Why is it that when Perth gets a heavy rainfall, our dam levels don’t automatically rise at the same time? This is a transcript of our animated video, 'Our dam catchments and rainfall' which explains how Perth's dry catchments are affecting our dams.
[Voiceover]: Here’s a question: why is it that when Perth gets a heavy rainfall, our dam levels don’t automatically rise at the same time?
The answer: it’s all to do with how much moisture is in the soil in our catchment areas.
A catchment is an area where water is collected by the natural landscape, and it’s usually surrounded by high features such as hills or mountains.
The soils in our catchments act like a sponge, soaking up moisture, storing it in underground aquifers, and gradually releasing it into our rivers and streams, which then flow into our dams.
Years of below average rainfall means that Perth’s catchments areas have become drier and drier.

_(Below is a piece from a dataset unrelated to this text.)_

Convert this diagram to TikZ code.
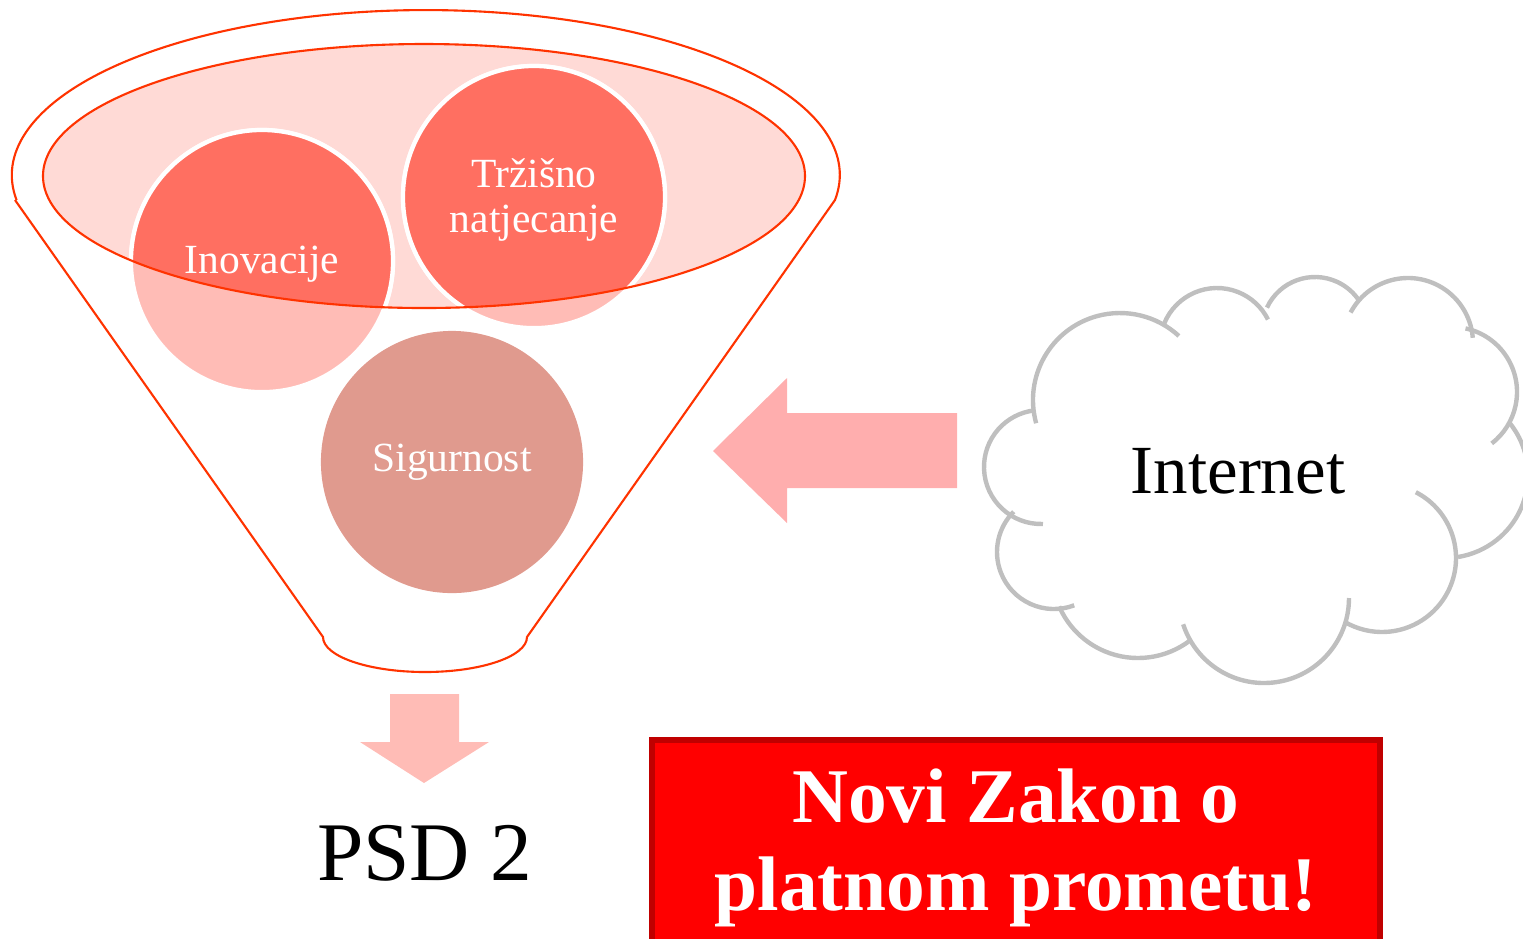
\documentclass[tikz,border=0pt]{standalone}
\usepackage{fontspec}
\setmainfont{Liberation Serif}

\definecolor{funnelline}{HTML}{FF3300}
\definecolor{bowlfill}{HTML}{FFDAD6}
\definecolor{balldark}{HTML}{FF6F61}
\definecolor{balllight}{HTML}{FFBCB6}
\definecolor{ballsafe}{HTML}{E09A8E}
\definecolor{arrowpink}{HTML}{FFAEAE}
\definecolor{cloudgray}{HTML}{BFBFBF}
\definecolor{boxred}{HTML}{FF0000}
\definecolor{boxedge}{HTML}{C00000}

\begin{document}
\begin{tikzpicture}[x=0.01cm, y=-0.01cm,
  ball/.style={circle, minimum size=2.62cm, inner sep=0pt, text=white, align=center, font=\fontsize{11.8}{12.8}\selectfont},
  blockarrow/.style={fill=arrowpink},
  puff/.style={draw=cloudgray, line width=1.25pt}]
\useasboundingbox (0,0) rectangle (1523,938);

% funnel
\draw[funnelline, line width=0.6pt] (15,200) -- (323,637) arc[start angle=180, end angle=0, x radius=102, y radius=35] -- (835,200) arc[start angle=8.7, end angle=-188.7, x radius=414, y radius=165];
\fill[bowlfill] (424,176) ellipse[x radius=381, y radius=132];

% balls
\node[ball, fill=balllight, draw=white, line width=1.2pt] (inov) at (262,261) {};
\node[ball, fill=balllight, draw=white, line width=1.2pt] (trz) at (534,197) {};
\node[ball, fill=ballsafe] (sig) at (452,462) {Sigurnost};
\begin{scope}
  \clip (424,176) ellipse[x radius=381, y radius=132];
  \fill[balldark] (inov) circle[radius=130];
  \fill[balldark] (trz) circle[radius=130];
  \draw[white, line width=1.2pt] (inov) circle[radius=131];
  \draw[white, line width=1.2pt] (trz) circle[radius=131];
\end{scope}
\node[ball, yshift=-0.03cm] at (inov) {Inovacije};
\node[ball, yshift=-0.03cm] at (trz) {Tržišno\\natjecanje};
\draw[funnelline, line width=0.6pt] (424,176) ellipse[x radius=381, y radius=132];

% arrows
\fill[blockarrow] (957,413) -- (787,413) -- (787,378) -- (713,451) -- (787,523) -- (787,488) -- (957,488) -- cycle;
\fill[blockarrow, fill=balllight] (390,694) -- (459,694) -- (459,742) -- (489,742) -- (424,783) -- (360,742) -- (390,742) -- cycle;

% cloud, one arc per puff
\foreach \cx/\cy/\r/\a/\b in {1120/400/87/164.5/312.6, 1217/345/57/201.8/333.4, 1315/330/53/205/327.4,
  1408/343/65/208/355.4, 1452/392/65/282/412.3, 1445/475/83/321.7/441, 1382/558/74/297.2/480.3,
  1264/598/85/0/162, 1138/572/86/52.7/156.4, 1054/552/57/69.2/225, 1041/467/57/88/264}
  \draw[puff] (\cx,\cy) ++(\a:\r) arc[start angle=\a, end angle=\b, radius=\r];
\node[anchor=base, font=\fontsize{19.6}{22}\selectfont] (net) at (1238,493) {Internet};

\node[anchor=base, font=\fontsize{23.7}{26}\selectfont] (psd) at (425,880) {PSD 2};

\draw[boxedge, line width=1.5pt, fill=boxred] (652,740) rectangle (1380,960);
\node[text=white, align=center, font=\bfseries\fontsize{22}{25}\selectfont] (zakon) at (1016,848) {Novi Zakon o\\platnom prometu!};
\end{tikzpicture}
\end{document}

So when the rains do come, they are soaked up by the soil, which leaves us needing a lot more rainfall for the water to eventually find its way into our dams.
What’s more, because Perth’s groundwater levels are dropping too, it takes even longer for rainfall to seep into the ground, soak the catchments and get the streams flowing.
So, there’s the answer. It’s all to do with Perth’s dry catchments.
The fact is, even if we do get decent rainfall in any one year, we’ll still get a lot less streams flow into our dams than we would have from the same amount of rainfall, several years ago.
So why do our dam levels look the same as other years? Because we’re helping our dams by using them to store water from climate-independent sources like desalination.
Water is stored in dams during periods of low demand so it is available when it is most needed in the hotter months.